** What you have to do **
Output all the data exactly. Pictures do not belong in the copy.

** Material provided **

┌──

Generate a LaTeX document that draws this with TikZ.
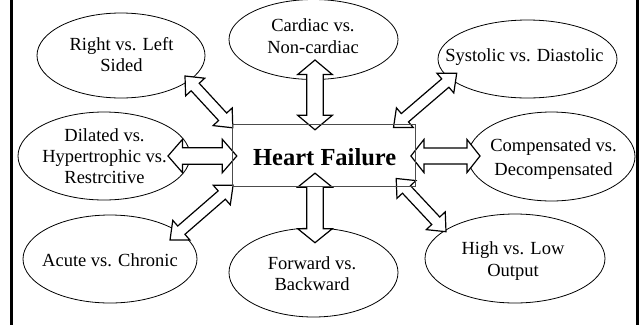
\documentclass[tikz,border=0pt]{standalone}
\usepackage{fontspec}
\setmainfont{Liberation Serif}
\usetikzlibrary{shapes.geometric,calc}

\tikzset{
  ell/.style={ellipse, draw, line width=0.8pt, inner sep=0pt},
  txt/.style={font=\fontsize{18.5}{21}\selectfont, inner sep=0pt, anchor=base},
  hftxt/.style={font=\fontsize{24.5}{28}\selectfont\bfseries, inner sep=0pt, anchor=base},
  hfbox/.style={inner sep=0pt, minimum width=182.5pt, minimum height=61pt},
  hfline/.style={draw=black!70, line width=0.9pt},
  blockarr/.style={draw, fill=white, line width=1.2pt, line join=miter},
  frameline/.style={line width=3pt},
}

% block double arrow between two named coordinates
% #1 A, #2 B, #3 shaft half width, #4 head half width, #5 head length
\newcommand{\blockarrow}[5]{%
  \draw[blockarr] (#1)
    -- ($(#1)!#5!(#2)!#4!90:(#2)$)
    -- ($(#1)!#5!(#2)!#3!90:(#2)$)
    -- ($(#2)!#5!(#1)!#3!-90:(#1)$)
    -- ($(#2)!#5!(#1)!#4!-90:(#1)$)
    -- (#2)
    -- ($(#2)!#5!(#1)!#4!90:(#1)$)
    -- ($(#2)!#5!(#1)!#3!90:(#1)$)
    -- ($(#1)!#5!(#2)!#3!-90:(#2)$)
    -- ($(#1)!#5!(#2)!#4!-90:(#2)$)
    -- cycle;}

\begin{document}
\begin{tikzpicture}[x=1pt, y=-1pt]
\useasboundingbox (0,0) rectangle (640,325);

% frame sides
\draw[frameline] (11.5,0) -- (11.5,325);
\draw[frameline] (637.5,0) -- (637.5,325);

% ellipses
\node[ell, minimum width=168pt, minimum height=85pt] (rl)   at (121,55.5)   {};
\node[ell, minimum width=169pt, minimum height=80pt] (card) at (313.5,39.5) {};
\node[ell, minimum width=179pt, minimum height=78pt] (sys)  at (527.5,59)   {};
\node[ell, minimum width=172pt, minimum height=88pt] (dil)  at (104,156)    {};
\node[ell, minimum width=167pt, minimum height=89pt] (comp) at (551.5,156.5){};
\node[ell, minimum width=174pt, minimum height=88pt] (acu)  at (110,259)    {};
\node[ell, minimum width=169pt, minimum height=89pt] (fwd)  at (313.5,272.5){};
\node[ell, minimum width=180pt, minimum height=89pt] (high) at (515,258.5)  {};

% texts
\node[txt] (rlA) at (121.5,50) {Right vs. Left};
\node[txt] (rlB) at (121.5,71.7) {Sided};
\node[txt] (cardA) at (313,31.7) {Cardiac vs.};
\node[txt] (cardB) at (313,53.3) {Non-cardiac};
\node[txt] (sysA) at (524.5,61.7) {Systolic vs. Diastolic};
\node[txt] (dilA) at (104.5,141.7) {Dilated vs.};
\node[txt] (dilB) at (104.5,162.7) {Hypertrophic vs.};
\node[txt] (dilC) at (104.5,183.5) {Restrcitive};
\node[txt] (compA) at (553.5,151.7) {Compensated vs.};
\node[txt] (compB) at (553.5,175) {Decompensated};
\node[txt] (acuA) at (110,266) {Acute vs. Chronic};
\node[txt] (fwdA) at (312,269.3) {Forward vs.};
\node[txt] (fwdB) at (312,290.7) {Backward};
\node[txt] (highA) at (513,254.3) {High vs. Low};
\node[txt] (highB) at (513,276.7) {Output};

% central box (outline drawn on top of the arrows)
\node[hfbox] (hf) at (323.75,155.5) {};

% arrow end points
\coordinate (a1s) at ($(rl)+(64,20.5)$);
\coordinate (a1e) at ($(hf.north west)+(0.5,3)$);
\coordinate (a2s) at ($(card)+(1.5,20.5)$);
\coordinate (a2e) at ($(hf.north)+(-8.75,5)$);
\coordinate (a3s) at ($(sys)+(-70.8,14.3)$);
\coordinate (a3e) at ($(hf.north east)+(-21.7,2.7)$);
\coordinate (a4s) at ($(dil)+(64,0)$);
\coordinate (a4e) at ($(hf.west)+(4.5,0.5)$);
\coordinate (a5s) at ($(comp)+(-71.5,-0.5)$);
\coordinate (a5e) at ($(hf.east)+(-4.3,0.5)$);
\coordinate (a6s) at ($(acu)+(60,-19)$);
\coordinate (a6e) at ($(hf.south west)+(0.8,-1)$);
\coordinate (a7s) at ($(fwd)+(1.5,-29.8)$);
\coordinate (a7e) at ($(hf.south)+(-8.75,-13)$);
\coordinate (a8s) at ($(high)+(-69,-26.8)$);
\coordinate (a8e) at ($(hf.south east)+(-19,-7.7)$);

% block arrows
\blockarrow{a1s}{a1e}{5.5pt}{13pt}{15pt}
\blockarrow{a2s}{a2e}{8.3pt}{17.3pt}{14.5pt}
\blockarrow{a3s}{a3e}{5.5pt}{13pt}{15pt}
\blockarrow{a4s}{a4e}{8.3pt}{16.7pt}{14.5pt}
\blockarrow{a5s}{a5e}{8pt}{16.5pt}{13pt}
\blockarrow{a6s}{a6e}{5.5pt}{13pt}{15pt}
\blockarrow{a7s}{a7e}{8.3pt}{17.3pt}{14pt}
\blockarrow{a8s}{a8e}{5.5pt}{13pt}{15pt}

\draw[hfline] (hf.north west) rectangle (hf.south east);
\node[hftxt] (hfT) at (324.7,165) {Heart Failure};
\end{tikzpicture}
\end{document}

└──

** Solution below **
Generate a LaTeX document that draws this with TikZ.
\documentclass[tikz,border=0pt]{standalone}
\usepackage{fontspec}
\setmainfont{Liberation Serif}
\usetikzlibrary{shapes.geometric,calc}

\tikzset{
  ell/.style={ellipse, draw, line width=0.8pt, inner sep=0pt},
  txt/.style={font=\fontsize{18.5}{21}\selectfont, inner sep=0pt, anchor=base},
  hftxt/.style={font=\fontsize{24.5}{28}\selectfont\bfseries, inner sep=0pt, anchor=base},
  hfbox/.style={inner sep=0pt, minimum width=182.5pt, minimum height=61pt},
  hfline/.style={draw=black!70, line width=0.9pt},
  blockarr/.style={draw, fill=white, line width=1.2pt, line join=miter},
  frameline/.style={line width=3pt},
}

% block double arrow between two named coordinates
% #1 A, #2 B, #3 shaft half width, #4 head half width, #5 head length
\newcommand{\blockarrow}[5]{%
  \draw[blockarr] (#1)
    -- ($(#1)!#5!(#2)!#4!90:(#2)$)
    -- ($(#1)!#5!(#2)!#3!90:(#2)$)
    -- ($(#2)!#5!(#1)!#3!-90:(#1)$)
    -- ($(#2)!#5!(#1)!#4!-90:(#1)$)
    -- (#2)
    -- ($(#2)!#5!(#1)!#4!90:(#1)$)
    -- ($(#2)!#5!(#1)!#3!90:(#1)$)
    -- ($(#1)!#5!(#2)!#3!-90:(#2)$)
    -- ($(#1)!#5!(#2)!#4!-90:(#2)$)
    -- cycle;}

\begin{document}
\begin{tikzpicture}[x=1pt, y=-1pt]
\useasboundingbox (0,0) rectangle (640,325);

% frame sides
\draw[frameline] (11.5,0) -- (11.5,325);
\draw[frameline] (637.5,0) -- (637.5,325);

% ellipses
\node[ell, minimum width=168pt, minimum height=85pt] (rl)   at (121,55.5)   {};
\node[ell, minimum width=169pt, minimum height=80pt] (card) at (313.5,39.5) {};
\node[ell, minimum width=179pt, minimum height=78pt] (sys)  at (527.5,59)   {};
\node[ell, minimum width=172pt, minimum height=88pt] (dil)  at (104,156)    {};
\node[ell, minimum width=167pt, minimum height=89pt] (comp) at (551.5,156.5){};
\node[ell, minimum width=174pt, minimum height=88pt] (acu)  at (110,259)    {};
\node[ell, minimum width=169pt, minimum height=89pt] (fwd)  at (313.5,272.5){};
\node[ell, minimum width=180pt, minimum height=89pt] (high) at (515,258.5)  {};

% texts
\node[txt] (rlA) at (121.5,50) {Right vs. Left};
\node[txt] (rlB) at (121.5,71.7) {Sided};
\node[txt] (cardA) at (313,31.7) {Cardiac vs.};
\node[txt] (cardB) at (313,53.3) {Non-cardiac};
\node[txt] (sysA) at (524.5,61.7) {Systolic vs. Diastolic};
\node[txt] (dilA) at (104.5,141.7) {Dilated vs.};
\node[txt] (dilB) at (104.5,162.7) {Hypertrophic vs.};
\node[txt] (dilC) at (104.5,183.5) {Restrcitive};
\node[txt] (compA) at (553.5,151.7) {Compensated vs.};
\node[txt] (compB) at (553.5,175) {Decompensated};
\node[txt] (acuA) at (110,266) {Acute vs. Chronic};
\node[txt] (fwdA) at (312,269.3) {Forward vs.};
\node[txt] (fwdB) at (312,290.7) {Backward};
\node[txt] (highA) at (513,254.3) {High vs. Low};
\node[txt] (highB) at (513,276.7) {Output};

% central box (outline drawn on top of the arrows)
\node[hfbox] (hf) at (323.75,155.5) {};

% arrow end points
\coordinate (a1s) at ($(rl)+(64,20.5)$);
\coordinate (a1e) at ($(hf.north west)+(0.5,3)$);
\coordinate (a2s) at ($(card)+(1.5,20.5)$);
\coordinate (a2e) at ($(hf.north)+(-8.75,5)$);
\coordinate (a3s) at ($(sys)+(-70.8,14.3)$);
\coordinate (a3e) at ($(hf.north east)+(-21.7,2.7)$);
\coordinate (a4s) at ($(dil)+(64,0)$);
\coordinate (a4e) at ($(hf.west)+(4.5,0.5)$);
\coordinate (a5s) at ($(comp)+(-71.5,-0.5)$);
\coordinate (a5e) at ($(hf.east)+(-4.3,0.5)$);
\coordinate (a6s) at ($(acu)+(60,-19)$);
\coordinate (a6e) at ($(hf.south west)+(0.8,-1)$);
\coordinate (a7s) at ($(fwd)+(1.5,-29.8)$);
\coordinate (a7e) at ($(hf.south)+(-8.75,-13)$);
\coordinate (a8s) at ($(high)+(-69,-26.8)$);
\coordinate (a8e) at ($(hf.south east)+(-19,-7.7)$);

% block arrows
\blockarrow{a1s}{a1e}{5.5pt}{13pt}{15pt}
\blockarrow{a2s}{a2e}{8.3pt}{17.3pt}{14.5pt}
\blockarrow{a3s}{a3e}{5.5pt}{13pt}{15pt}
\blockarrow{a4s}{a4e}{8.3pt}{16.7pt}{14.5pt}
\blockarrow{a5s}{a5e}{8pt}{16.5pt}{13pt}
\blockarrow{a6s}{a6e}{5.5pt}{13pt}{15pt}
\blockarrow{a7s}{a7e}{8.3pt}{17.3pt}{14pt}
\blockarrow{a8s}{a8e}{5.5pt}{13pt}{15pt}

\draw[hfline] (hf.north west) rectangle (hf.south east);
\node[hftxt] (hfT) at (324.7,165) {Heart Failure};
\end{tikzpicture}
\end{document}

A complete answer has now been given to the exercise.